To put it another way - a server can be tricked if the URL query string contains data that it doesn't anticipate, and yet browsers have gone off and allowed any old query string in requests. How could you?

martinthomson commented 4 years ago

The harder to deploy thing is almost certainly a feature, for sure. I'd say that once software is in place, flipping the switch should be easy, it's the process you might want to follow before you flip the switch that is challenging.

The other concern I've heard is that preflighting (or fetching Origin Policy) is expensive, and a flag in the connection setup would avoid that cost.

Origin Policy has the disadvantage of needing to define a scope over which it applies, with interesting characteristics from a privacy perspective as a result. On the other hand, it's fairly clear what the scope of applicability for a TLS flag is.

mnot commented 4 years ago

The harder to deploy thing is almost certainly a feature, for sure. I'd say that once software is in place, flipping the switch should be easy, it's the process you might want to follow before you flip the switch that is challenging.

From a server perspective, it's another weird switch to explain and support.

And, given that the people who operate these things are usually very separated from the people who actually write the applications, I suspect you're going to fail miserably at making things actually more secure; the flag will either be turned on by default, or by a "helpful" administrator who doesn't have a clue about whether or not it's actually safe to do so.

The other concern I've heard is that preflighting (or fetching Origin Policy) is expensive, and a flag in the connection setup would avoid that cost.

Preflighting is expensive, but if you amortise it across many requests with a cache, it becomes much less onerous.

Origin Policy has the disadvantage of needing to define a scope over which it applies, with interesting characteristics from a privacy perspective as a result. On the other hand, it's fairly clear what the scope of applicability for a TLS flag is.

I thought it was the origin...

martinthomson commented 4 years ago

I thought it was the origin...

Over what period?

A flag on the connection could be considered to apply to all requests made on that connection. I don't think that you can say anything so concrete about an Origin Policy.

annevk commented 4 years ago

@mnot the same-origin policy was put in place to protect user data on servers. When it was put in place it had a number of enshrined "weak points", such as allowing arbitrary GETs without custom request headers. When CORS was put in place the same-origin policy was "weakened" ever so slightly and that has caused a bunch of collateral damage. Overall it was probably good in that it allowed many more interesting things, but we're still fixing the finer details and hearing about security vulnerabilities (both browser and server side). So yeah, proposals to "weaken" the same-origin policy further will continue to have a tough time and have to be balanced somehow.
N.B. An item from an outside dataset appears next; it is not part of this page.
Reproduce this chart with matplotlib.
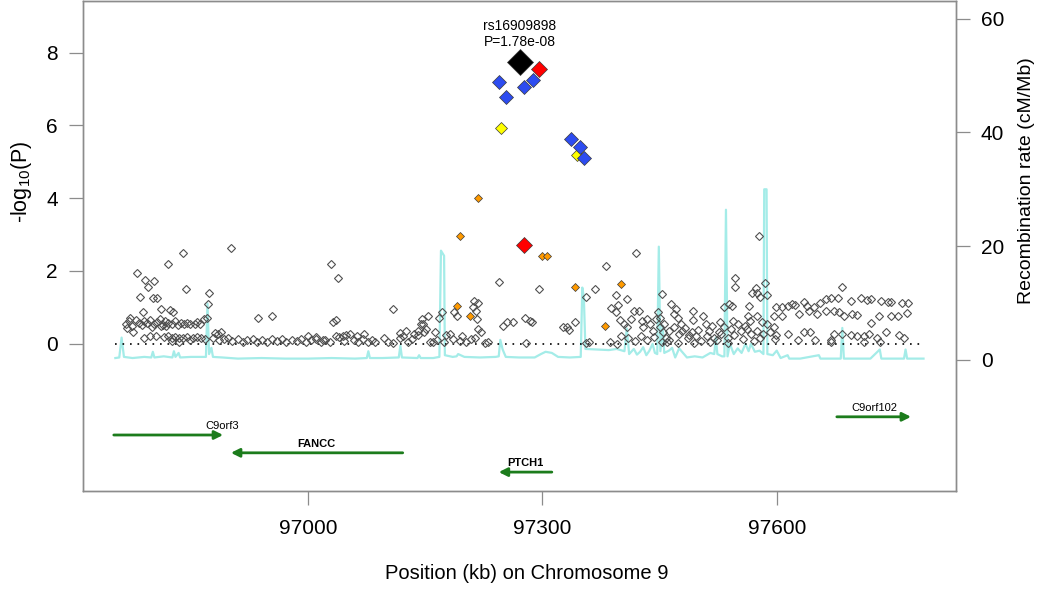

(The same-origin policy being what works if the server does not opt into CORS. CORS is really about opting out of restrictions, not about restricting.)

LPardue commented 3 years ago

I might be missing something but it seems part of the origin policy discussion here actually seems to overlap with the Client Hints Reliability proposal - https://datatracker.ietf.org/doc/html/draft-davidben-http-client-hint-reliability

annevk commented 3 years ago

Indeed, see also WICG/client-hints-infrastructure#100. Sending a bunch of new headers cross-origin still seems rather problematic to me. The reliability proposal may or may not address that. (It's not clear if the plan is to use that for client hints in general.)